Satu lagi cerita tentang Mbak ini adalah dia baru saja pindah ke Stouffer dalam semester ini. Sebelumnya ia tinggal di apartment sewaan di sekitar Iowa Street bersama dengan dua orang temannya. Saat ini kebetulan dia lagi ditimpa kemalangan, karena dia dan dua orang teman sekamarnya dituntut oleh Landlord (induk semang) nya dengan jumlah yang cukup fantastis menurut kami, $5100. Ceritanya, dia dan tiga orang temannya ini melanjutkan kontrak penyewaan apartment tersebut dari orang India yang sebelumnya tinggal di sana. Kontrak yang dibuat oleh orang India tersebut berdurasi dua tahun, tapi karena dia hanya tinggal setahun, maka dia mencari ganti orang untuk menyelesaikan kontraknya tersebut dan masuk lah Mbak Marlyn ini beserta dua orang temannya. Nah, setelah selesai kontraknya di apartment ini dan pindah ke Stouffer, si landlord kemudian mengganti karpet, mencat dan memperbaiki apartment tersebut dan kemudian membebankan expenses nya ke si Mbak dan teman-temannya. Tentu saja mereka kaget, karena merasa kontraknya sudah selesai dan tidak ada lagi masalah dengan yang punya apartment. Saat kami kumpul-kumpul kemaren dia bercerita bahwa dia tidak diberikan salinan kontraknya, juga tidak mendapatkan pengembalian atas depositnya. Tapi dia sudah merencanakan untuk berkonsultasi dengan jasa hukum (lawyer) yang disediakan oleh pihak Universitas dan mudah-mudahan persoalan ini dapat diselesaikan tanpa perlu merugikan pihak si Mbak. Kan kasihan juga harus membayar sekitar $1700 per orang. Mana dia belum dapat uang saku untuk bulan Agustus ini dari Fullbright.

Doakan yah si Mbak ini......

Taufik Dawud

Aku ketemu dengan Abang yang berasal dari Aceh ini saat selesai shalat Jum'at di Islamic Center, masih dalam bulan Ramadhan.
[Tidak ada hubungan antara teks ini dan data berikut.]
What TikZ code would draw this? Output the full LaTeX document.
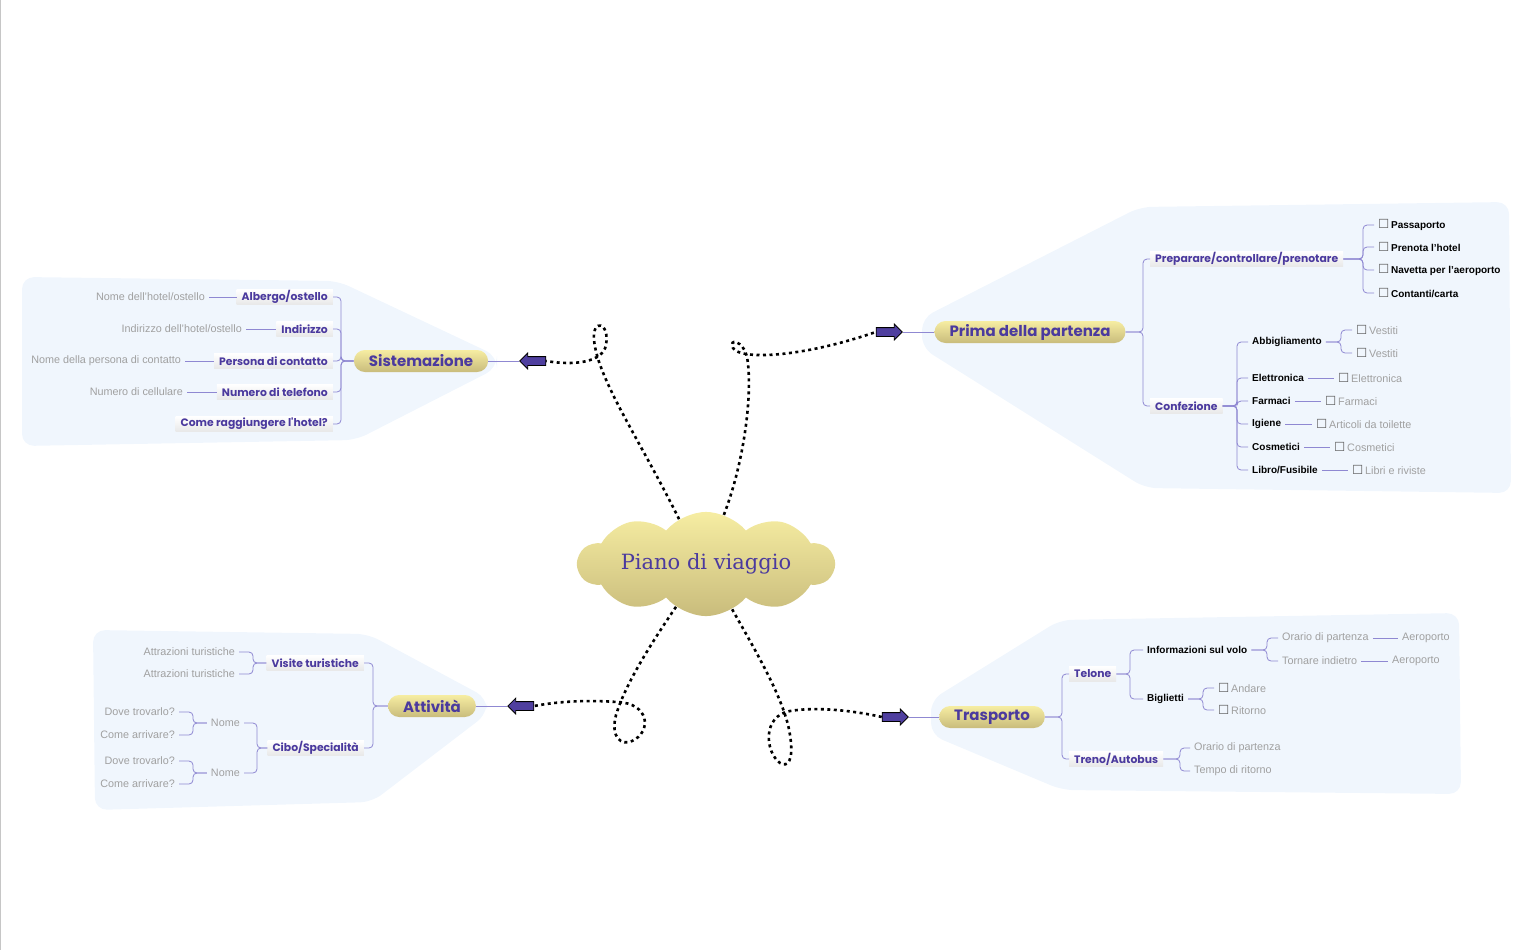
\documentclass[tikz,border=0pt]{standalone}
\usepackage{fontspec}
\setmainfont{Liberation Sans}
\newfontfamily\headfont{Poppins}
\newfontfamily\titlefont{DejaVu Serif}
\newfontfamily\symfont{DejaVu Sans}
\usetikzlibrary{shapes.symbols,shapes.arrows}

\definecolor{panelblue}{HTML}{F0F6FD}
\definecolor{headpurple}{HTML}{4B3A9E}
\definecolor{linkpurple}{HTML}{8F88D2}
\definecolor{leafgray}{HTML}{A0A0A0}
\definecolor{pilltop}{HTML}{F6EDA2}
\definecolor{pillbot}{HTML}{C9BC7C}
\definecolor{arrowpurple}{HTML}{4F3F9F}

\newcommand\chk{{\symfont\fontsize{12.5}{12}\selectfont\color{gray!75!black}\symbol{"2610}}\,}

\begin{document}
\begin{tikzpicture}[x=1pt,y=-1pt,
    mainbox/.style={rounded corners=11pt, top color=pilltop, bottom color=pillbot, minimum height=22pt,
        inner xsep=15pt, inner ysep=0pt, text=headpurple, font=\headfont\bfseries\fontsize{15}{15}\selectfont},
    subbox/.style={top color=white, bottom color=gray!18, minimum height=15pt, inner xsep=5pt, inner ysep=1pt,
        text=headpurple, font=\headfont\bfseries\fontsize{10.8}{11}\selectfont},
    item/.style={inner xsep=4pt, inner ysep=2pt, font=\bfseries\fontsize{10}{10}\selectfont},
    leaf/.style={inner xsep=4pt, inner ysep=2pt, text=leafgray, font=\fontsize{10.8}{11}\selectfont},
    conn/.style={draw=linkpurple, line width=0.8pt, rounded corners=4pt},
    dots/.style={line width=2.6pt, dash pattern=on 3pt off 3.5pt},
    blockarr/.style={single arrow, draw=black, fill=arrowpurple, minimum height=26pt,
        single arrow head extend=3.5pt, inner xsep=0pt, inner ysep=4pt, line width=0.8pt},
    panel/.style={fill=panelblue, rounded corners=12pt}]
    \useasboundingbox (0,0) rectangle (1536,950);
    \draw[gray!45] (0.5,0) -- (0.5,950);

    % panels
    \fill[panel] (22,277) -- (338,281) -- (497,356) -- (497,368) -- (356,440) -- (22,446) -- cycle;
    \fill[panel] (1140,207) -- (1509,202) -- (1511,493) -- (1145,488) -- (922,348) -- (922,318) -- cycle;
    \fill[panel] (93,630) -- (368,634) -- (487,698) -- (487,714) -- (372,802) -- (95,810) -- cycle;
    \fill[panel] (1060,620) -- (1459,613) -- (1461,794) -- (1062,790) -- (931,735) -- (931,700) -- cycle;

    % centro
    \node[cloud, cloud puffs=10, cloud puff arc=100, aspect=3.3, minimum width=256pt, minimum height=78pt,
        top color=pilltop, bottom color=pillbot, inner sep=0pt, text=headpurple,
        font=\titlefont\fontsize{21}{21}\selectfont] (plan) at (706,564) {Piano di viaggio};

    \node[blockarr, shape border rotate=180] (asis) at (535,361) {};
    \node[blockarr] (aprima) at (887,332) {};
    \node[blockarr, shape border rotate=180] (aatt) at (523,706) {};
    \node[blockarr] (atra) at (893,717) {};

    \draw[dots] (plan.121) .. controls (640,440) and (598,380) .. (594,340)
        .. controls (592,318) and (610,322) .. (606,345) .. controls (603,362) and (575,366) .. (asis.tail);
    \draw[dots] (plan.70) .. controls (745,460) and (753,390) .. (747,357)
        .. controls (743,340) and (728,338) .. (733,348) .. controls (740,360) and (800,358) .. (aprima.tail);
    \draw[dots] (plan.-125) .. controls (650,645) and (625,685) .. (616,715)
        .. controls (610,738) and (622,746) .. (632,741) .. controls (652,732) and (650,703) .. (617,702)
        .. controls (590,700) and (560,701) .. (aatt.tail);
    \draw[dots] (plan.-60) .. controls (755,650) and (785,700) .. (790,735)
        .. controls (794,760) and (788,768) .. (780,763) .. controls (765,752) and (762,716) .. (790,711)
        .. controls (820,706) and (860,712) .. (atra.tail);

    % Sistemazione
    \node[mainbox] (sis) at (421,361) {Sistemazione};
    \node[subbox, anchor=east] (alb) at (333,297) {Albergo/ostello};
    \node[subbox, anchor=east] (ind) at (333,329) {Indirizzo};
    \node[subbox, anchor=east] (per) at (333,361) {Persona di contatto};
    \node[subbox, anchor=east] (num) at (333,392) {Numero di telefono};
    \node[subbox, anchor=east] (come) at (333,424) {Come raggiungere l'hotel?};
    \node[leaf, anchor=east] (albn) at (209,297) {Nome dell'hotel/ostello};
    \node[leaf, anchor=east] (indn) at (246,329) {Indirizzo dell'hotel/ostello};
    \node[leaf, anchor=east] (pern) at (185,361) {Nome della persona di contatto};
    \node[leaf, anchor=east] (numn) at (187,392) {Numero di cellulare};
    \draw[conn] (asis.tip) -- (sis.east);
    \foreach \n in {alb,ind,per,num,come}
        \draw[conn] (\n.east) -- ++(8,0) |- (sis.west);
    \draw[conn] (albn) -- (alb);
    \draw[conn] (indn) -- (ind);
    \draw[conn] (pern) -- (per);
    \draw[conn] (numn) -- (num);

    % Prima della partenza
    \node[mainbox] (prima) at (1030,332) {Prima della partenza};
    \node[subbox, anchor=west] (prep) at (1150,259) {Preparare/controllare/prenotare};
    \node[subbox, anchor=west] (conf) at (1150,406) {Confezione};
    \draw[conn] (aprima.tip) -- (prima.west);
    \foreach \n in {prep,conf}
        \draw[conn] (\n.west) -- ++(-7,0) |- (prima.east);
    \node[item, anchor=west] (pass) at (1374,225) {\chk Passaporto};
    \node[item, anchor=west] (hotel) at (1374,247) {\chk Prenota l'hotel};
    \node[item, anchor=west] (nav) at (1374,270) {\chk Navetta per l'aeroporto};
    \node[item, anchor=west] (cont) at (1374,293) {\chk Contanti/carta};
    \foreach \n in {pass,hotel,nav,cont}
        \draw[conn] (\n.west) -- ++(-11,0) |- (prep.east);
    \node[item, anchor=west] (abb) at (1248,342) {Abbigliamento};
    \node[item, anchor=west] (elet) at (1248,378) {Elettronica};
    \node[item, anchor=west] (farm) at (1248,401) {Farmaci};
    \node[item, anchor=west] (ig) at (1248,424) {Igiene};
    \node[item, anchor=west] (cosm) at (1248,447) {Cosmetici};
    \node[item, anchor=west] (lib) at (1248,470) {Libro/Fusibile};
    \foreach \n in {abb,elet,farm,ig,cosm,lib}
        \draw[conn] (\n.west) -- ++(-11,0) |- (conf.east);
    \node[leaf, anchor=west] (vest1) at (1352,330) {\chk Vestiti};
    \node[leaf, anchor=west] (vest2) at (1352,353) {\chk Vestiti};
    \foreach \n in {vest1,vest2}
        \draw[conn] (\n.west) -- ++(-11,0) |- (abb.east);
    \node[leaf, anchor=west] (eletc) at (1334,378) {\chk Elettronica};
    \node[leaf, anchor=west] (farmc) at (1321,401) {\chk Farmaci};
    \node[leaf, anchor=west] (igc) at (1312,424) {\chk Articoli da toilette};
    \node[leaf, anchor=west] (cosmc) at (1330,447) {\chk Cosmetici};
    \node[leaf, anchor=west] (libc) at (1348,470) {\chk Libri e riviste};
    \draw[conn] (elet) -- (eletc);
    \draw[conn] (farm) -- (farmc);
    \draw[conn] (ig) -- (igc);
    \draw[conn] (cosm) -- (cosmc);
    \draw[conn] (lib) -- (libc);

    % Attivita
    \node[mainbox] (att) at (432,706) {Attività};
    \node[subbox, anchor=east] (vis) at (364,663) {Visite turistiche};
    \node[subbox, anchor=east] (cibo) at (364,748) {Cibo/Specialità};
    \draw[conn] (aatt.tip) -- (att.east);
    \foreach \n in {vis,cibo}
        \draw[conn] (\n.east) -- ++(9,0) |- (att.west);
    \node[leaf, anchor=east] (attr1) at (239,652) {Attrazioni turistiche};
    \node[leaf, anchor=east] (attr2) at (239,674) {Attrazioni turistiche};
    \foreach \n in {attr1,attr2}
        \draw[conn] (\n.east) -- ++(14,0) |- (vis.west);
    \node[leaf, anchor=east] (nome1) at (244,723) {Nome};
    \node[leaf, anchor=east] (nome2) at (244,773) {Nome};
    \foreach \n in {nome1,nome2}
        \draw[conn] (\n.east) -- ++(13,0) |- (cibo.west);
    \node[leaf, anchor=east] (dove1) at (179,712) {Dove trovarlo?};
    \node[leaf, anchor=east] (arr1) at (179,735) {Come arrivare?};
    \node[leaf, anchor=east] (dove2) at (179,761) {Dove trovarlo?};
    \node[leaf, anchor=east] (arr2) at (179,784) {Come arrivare?};
    \foreach \n in {dove1,arr1}
        \draw[conn] (\n.east) -- ++(14,0) |- (nome1.west);
    \foreach \n in {dove2,arr2}
        \draw[conn] (\n.east) -- ++(14,0) |- (nome2.west);

    % Trasporto
    \node[mainbox] (tra) at (992,717) {Trasporto};
    \node[subbox, anchor=west] (tel) at (1069,674) {Telone};
    \node[subbox, anchor=west] (treno) at (1069,759) {Treno/Autobus};
    \draw[conn] (atra.tip) -- (tra.west);
    \foreach \n in {tel,treno}
        \draw[conn] (\n.west) -- ++(-7,0) |- (tra.east);
    \node[item, anchor=west] (info) at (1143,650) {Informazioni sul volo};
    \node[item, anchor=west] (big) at (1143,699) {Biglietti};
    \foreach \n in {info,big}
        \draw[conn] (\n.west) -- ++(-13,0) |- (tel.east);
    \node[leaf, anchor=west] (ora1) at (1278,638) {Orario di partenza};
    \node[leaf, anchor=west] (torn) at (1278,661) {Tornare indietro};
    \foreach \n in {ora1,torn}
        \draw[conn] (\n.west) -- ++(-11,0) |- (info.east);
    \node[leaf, anchor=west] (aero1) at (1398,638) {Aeroporto};
    \node[leaf, anchor=west] (aero2) at (1388,661) {Aeroporto};
    \draw[conn] (ora1) -- (aero1);
    \draw[conn] (torn) -- (aero2);
    \node[leaf, anchor=west] (and) at (1214,688) {\chk Andare};
    \node[leaf, anchor=west] (rit) at (1214,710) {\chk Ritorno};
    \foreach \n in {and,rit}
        \draw[conn] (\n.west) -- ++(-11,0) |- (big.east);
    \node[leaf, anchor=west] (ora2) at (1190,748) {Orario di partenza};
    \node[leaf, anchor=west] (tempo) at (1190,771) {Tempo di ritorno};
    \foreach \n in {ora2,tempo}
        \draw[conn] (\n.west) -- ++(-10,0) |- (treno.east);
\end{tikzpicture}
\end{document}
Cuman sayangnya dia gak masuk dalam foto di atas, karena lagi ada urusan kuliah dan harus pulang lebih cepat... Kalau penasaran dengan orangnya, search saja di FB dengan nama FB Taufik Dawood. Orang nya baik, ceplas ceplos juga. Beliau ini belajar ekonomi untuk S3nya dan mengajar di Universitas Syahkuala Aceh. Saat ketemu di Islamic Center tadi, aku langsung saja merasa kalau dia adalah orang Indonesia. Mungkin ini salah satu insting sebagai warga negara yang baik dan benar, yaitu bisa menemukan warga negara Indonesia lainnya saat berada jauh di perantauan. He he he... Saat itu kami langsung pergi berbelanja ke Walmart dengan menaiki Bis 11 Iowa dan tentunya, karena saat itu sudah lama tidak ngomong dalama bahasa Indonesia, jadilah kami bercerita panjang lebar tentang semua hal, baik yang di tanah air ataupun yang sedang terjadi di Kansas ini. Tentang bagaimana Indonesia, tentang bagaimana prospek masa depan di Tanah Air Tercinta itu dan sebagainya...
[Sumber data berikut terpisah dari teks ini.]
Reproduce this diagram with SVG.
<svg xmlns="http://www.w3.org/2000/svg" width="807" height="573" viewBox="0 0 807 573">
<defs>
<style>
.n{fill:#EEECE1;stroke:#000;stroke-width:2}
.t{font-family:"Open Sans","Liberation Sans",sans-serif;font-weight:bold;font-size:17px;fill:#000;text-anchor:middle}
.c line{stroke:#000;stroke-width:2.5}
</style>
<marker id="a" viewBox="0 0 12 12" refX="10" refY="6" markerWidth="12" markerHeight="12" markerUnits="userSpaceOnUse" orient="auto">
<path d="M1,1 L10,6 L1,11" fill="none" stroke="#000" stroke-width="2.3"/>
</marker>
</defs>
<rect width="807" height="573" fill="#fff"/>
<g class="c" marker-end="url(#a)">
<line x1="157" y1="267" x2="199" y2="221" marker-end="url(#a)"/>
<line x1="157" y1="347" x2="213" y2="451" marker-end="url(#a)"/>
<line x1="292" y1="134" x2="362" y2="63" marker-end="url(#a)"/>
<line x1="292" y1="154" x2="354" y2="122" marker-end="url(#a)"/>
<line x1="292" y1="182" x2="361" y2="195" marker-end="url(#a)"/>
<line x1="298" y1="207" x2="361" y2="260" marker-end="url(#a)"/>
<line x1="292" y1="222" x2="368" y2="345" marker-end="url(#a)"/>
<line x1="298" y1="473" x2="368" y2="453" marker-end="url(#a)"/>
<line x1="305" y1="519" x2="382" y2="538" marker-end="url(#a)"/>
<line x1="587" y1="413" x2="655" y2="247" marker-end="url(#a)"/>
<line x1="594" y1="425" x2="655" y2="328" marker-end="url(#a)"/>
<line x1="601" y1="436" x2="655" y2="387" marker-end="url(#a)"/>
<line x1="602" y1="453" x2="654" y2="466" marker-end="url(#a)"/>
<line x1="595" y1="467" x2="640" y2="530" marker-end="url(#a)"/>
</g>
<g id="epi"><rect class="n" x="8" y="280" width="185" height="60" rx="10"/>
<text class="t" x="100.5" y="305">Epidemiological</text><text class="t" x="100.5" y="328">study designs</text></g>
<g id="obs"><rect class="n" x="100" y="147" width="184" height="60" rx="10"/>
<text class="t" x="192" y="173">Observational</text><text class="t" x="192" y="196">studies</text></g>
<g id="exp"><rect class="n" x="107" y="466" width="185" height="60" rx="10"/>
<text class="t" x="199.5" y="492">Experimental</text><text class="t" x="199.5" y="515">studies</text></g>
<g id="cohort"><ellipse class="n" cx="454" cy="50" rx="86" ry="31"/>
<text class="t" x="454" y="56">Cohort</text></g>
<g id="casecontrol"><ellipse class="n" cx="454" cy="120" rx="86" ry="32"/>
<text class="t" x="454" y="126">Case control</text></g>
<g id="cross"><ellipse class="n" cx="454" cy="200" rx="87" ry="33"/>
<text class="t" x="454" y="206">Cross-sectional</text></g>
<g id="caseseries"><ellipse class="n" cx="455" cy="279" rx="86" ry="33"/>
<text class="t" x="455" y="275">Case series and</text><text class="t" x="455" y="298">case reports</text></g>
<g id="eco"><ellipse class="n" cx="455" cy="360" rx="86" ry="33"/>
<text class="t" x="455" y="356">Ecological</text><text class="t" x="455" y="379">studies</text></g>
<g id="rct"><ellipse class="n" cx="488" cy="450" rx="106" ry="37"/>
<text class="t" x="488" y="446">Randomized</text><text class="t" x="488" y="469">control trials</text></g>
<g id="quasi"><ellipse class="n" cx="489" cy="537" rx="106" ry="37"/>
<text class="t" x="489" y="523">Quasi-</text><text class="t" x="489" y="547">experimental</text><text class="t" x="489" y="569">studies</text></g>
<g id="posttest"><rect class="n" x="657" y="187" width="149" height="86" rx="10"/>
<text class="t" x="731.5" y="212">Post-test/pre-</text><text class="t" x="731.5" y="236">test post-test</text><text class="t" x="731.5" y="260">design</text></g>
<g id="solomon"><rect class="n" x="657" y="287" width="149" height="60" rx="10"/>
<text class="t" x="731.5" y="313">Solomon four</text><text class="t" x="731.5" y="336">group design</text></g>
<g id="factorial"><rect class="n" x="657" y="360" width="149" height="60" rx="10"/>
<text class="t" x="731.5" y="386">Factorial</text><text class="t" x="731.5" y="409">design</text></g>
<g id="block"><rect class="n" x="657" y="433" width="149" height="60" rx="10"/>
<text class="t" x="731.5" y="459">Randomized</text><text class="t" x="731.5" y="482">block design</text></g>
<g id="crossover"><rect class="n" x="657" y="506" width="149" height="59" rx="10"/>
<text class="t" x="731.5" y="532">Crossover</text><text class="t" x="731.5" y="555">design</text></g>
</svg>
Bang Taufik ini sudah menikah dengan seorang WNI turunan China (cakep lho istrinya pas ku lihat fotonya di apartment Stouffer tempatnya tinggal). Sudah punya anak dua orang, yang kecil laki-laki berumur baru 18 bulan. Abang ini berencana untuk nanti membawa istri dan keluarganya setelah dia menyelesaikan proposal penelitiannya. Karena katanya masih agak repot untuk membawa-bawa keluarga saat dia masih kerepotan mengurus ini itu di KU ini.. Sekalian juga mau menabung, karena katanya, dengan menjomblo begini, dia bisa lebih irit dalam belanja kebutuhan sehari-hari.. Hmmmm... Mungkin betul juga.. Yang jelas, hampir tiap kali aku sms dia, dianya selalu bilang lagi sibuk mengerjakan PR nya yang seabrek-abrek dari dosennya. Dia katanya selalu mengoreksi ulang PR yang telah dikerjakannya, untuk memperbaiki bahasa dan kontennya juga, karena takut nanti dapat nilai jelek. Oke deh Bang, kita satu visi dalam hal ini.
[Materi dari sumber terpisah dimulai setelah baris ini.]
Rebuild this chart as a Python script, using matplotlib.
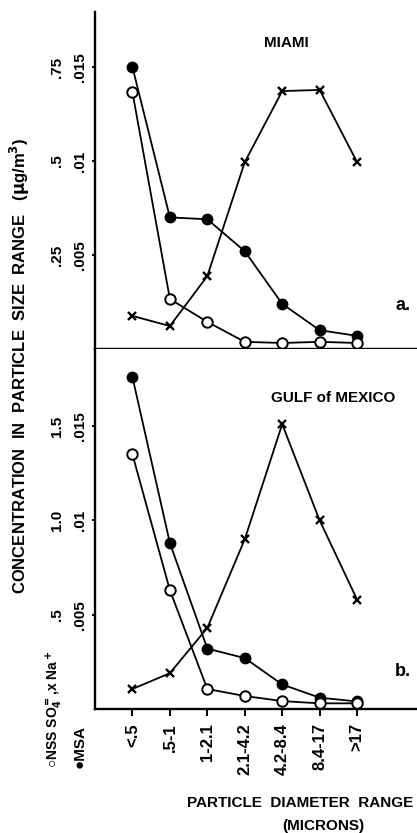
import matplotlib
matplotlib.use('Agg')
import matplotlib.pyplot as plt

plt.rcParams['font.family'] = ['Liberation Sans', 'DejaVu Sans']
plt.rcParams['font.weight'] = 'bold'
plt.rcParams['mathtext.default'] = 'bf'

# particle size classes (microns)
cats = ['<.5', '.5-1', '1-2.1', '2.1-4.2', '4.2-8.4', '8.4-17', '>17']

# MIAMI  (MSA on the small scale, NSS SO4= and Na+ on the large scale, ug/m3)
miami_msa = [0.0150, 0.0070, 0.0069, 0.0052, 0.0024, 0.0010, 0.0007]
miami_nss = [0.683, 0.133, 0.072, 0.019, 0.016, 0.019, 0.016]
miami_na = [0.088, 0.061, 0.194, 0.497, 0.686, 0.689, 0.497]

# GULF of MEXICO
gulf_msa = [0.0176, 0.0088, 0.0032, 0.0027, 0.0013, 0.0006, 0.0004]
gulf_nss = [1.35, 0.63, 0.106, 0.069, 0.042, 0.030, 0.030]
gulf_na = [0.106, 0.19, 0.43, 0.90, 1.51, 1.00, 0.58]

inner_ticks = [0.005, 0.01, 0.015]
inner_labels = ['.005', '.01', '.015']
miami_outer = [0.25, 0.5, 0.75]
miami_outer_labels = ['.25', '.5', '.75']
gulf_outer = [0.5, 1.0, 1.5]
gulf_outer_labels = ['.5', '1.0', '1.5']

FS = 11
x = list(range(len(cats)))

fig = plt.figure(figsize=(4.17, 8.33), dpi=100)
ax1 = fig.add_axes([95/417, 1-349/833, 1-95/417, (349-12)/833])
ax2 = fig.add_axes([95/417, 1-709/833, 1-95/417, (709-349)/833])


def panel(ax, msa, nss, na, factor, ytop, outer, outer_labels):
    nss_s = [v/factor for v in nss]
    na_s = [v/factor for v in na]
    ax.plot(x, na_s, color='black', lw=1.3, marker='x', ms=6, mew=1.7, zorder=2)
    ax.plot(x, msa, color='black', lw=1.3, marker='o', ms=7.5, zorder=3)
    ax.plot(x, nss_s, color='black', lw=1.3, marker='o', ms=7.5, mfc='white',
            mew=1.4, zorder=4)
    ax.set_xlim(-1.0, 7.6)
    ax.set_ylim(0, ytop)
    for s in ['top', 'right']:
        ax.spines[s].set_visible(False)
    ax.spines['left'].set_linewidth(1.7)
    ax.spines['bottom'].set_linewidth(1.7)
    ax.set_xticks(x)
    ax.tick_params(axis='x', direction='out', length=5, width=1.4, pad=5)
    ax.set_yticks(inner_ticks)
    ax.set_yticklabels(inner_labels, rotation=90, va='center', fontsize=FS)
    ax.tick_params(axis='y', direction='out', length=2.5, width=1.4, pad=3)
    sec = ax.secondary_yaxis('left', functions=(lambda v: v*factor, lambda v: v/factor))
    sec.set_yticks(outer)
    sec.set_yticklabels(outer_labels, rotation=90, va='center', fontsize=FS)
    sec.tick_params(length=0, pad=22)
    sec.spines['left'].set_visible(False)


panel(ax1, miami_msa, miami_nss, miami_na, 50, (349-12)/94*0.005,
      miami_outer, miami_outer_labels)
panel(ax2, gulf_msa, gulf_nss, gulf_na, 100, (709-349)/94.3*0.005,
      gulf_outer, gulf_outer_labels)

ax1.set_xticklabels([])
ax2.set_xticklabels(cats, rotation=90, fontsize=12)

ax1.text(0.593, 0.908, 'MIAMI', transform=ax1.transAxes, ha='center', va='center',
         fontsize=FS)
ax1.text(0.957, 0.128, 'a.', transform=ax1.transAxes, ha='center', va='center',
         fontsize=FS+2)
ax2.text(0.739, 0.864, 'GULF of MEXICO', transform=ax2.transAxes, ha='center',
         va='center', fontsize=FS)
ax2.text(0.957, 0.103, 'b.', transform=ax2.transAxes, ha='center', va='center',
         fontsize=FS+2)

fig.text(20/417, 1-366/833, 'CONCENTRATION  IN  PARTICLE  SIZE  RANGE   ($\\mu$g/m$^3$)',
         rotation=90, ha='center', va='center', fontsize=12)
fig.text(54/417, 1-768/833, '\u25cbNSS SO$_4^=$,x Na$^+$', rotation=90,
         rotation_mode='anchor', ha='left', va='center', fontsize=10)
fig.text(80/417, 1-768/833, '\u25cfMSA', rotation=90, rotation_mode='anchor',
         ha='left', va='center', fontsize=FS)

fig.text(300/417, 1-803/833, 'PARTICLE  DIAMETER  RANGE', ha='center', va='center',
         fontsize=FS)
fig.text(323/417, 1-826/833, '(MICRONS)', ha='center', va='center', fontsize=FS)

fig.savefig('out.png', dpi=100, facecolor='white')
Mbak Nanik dan Mas Kuswadi

Kedua pasangan suami istri ini kutemui saat Lebaran kemaren, karena kami kumpulnya di rumah Mbak Nanik ini. Sedangkan Mas Kus sendiri tentunya kutemui saat shalat. Dia datang bersama dengan Bang Taufik. Perasaan aku pernah lihat Mas Kus ini beberapa hari sebelumnya saat lagi tarawih di Islamic Center. Cuman karena tidak yakin saja dia orang Indonesia dan karena tarawih yang begitu intensif, makanya gak sempat menyapanya, seperti saat aku menyapa Bang Taufik sesaat setelah selesai Shalat Jum'at. Mas Kus ini juga mengajar di Universitas, yaitu Universitas Negeri Makasar, walaupun sebenarnya di berasal dari Sunda. Mbak Nanik istrinya, yang tengah hamil delapan bulan, katanya kerja di BPK. Tapi si Mbak ini tidak ikut-ikutan kuliah di KU ini. Dia hanya menjadi spouse untuk Mas Kus yang tengah mengambil S3 untuk bidang ilmu kepengajaran di sini.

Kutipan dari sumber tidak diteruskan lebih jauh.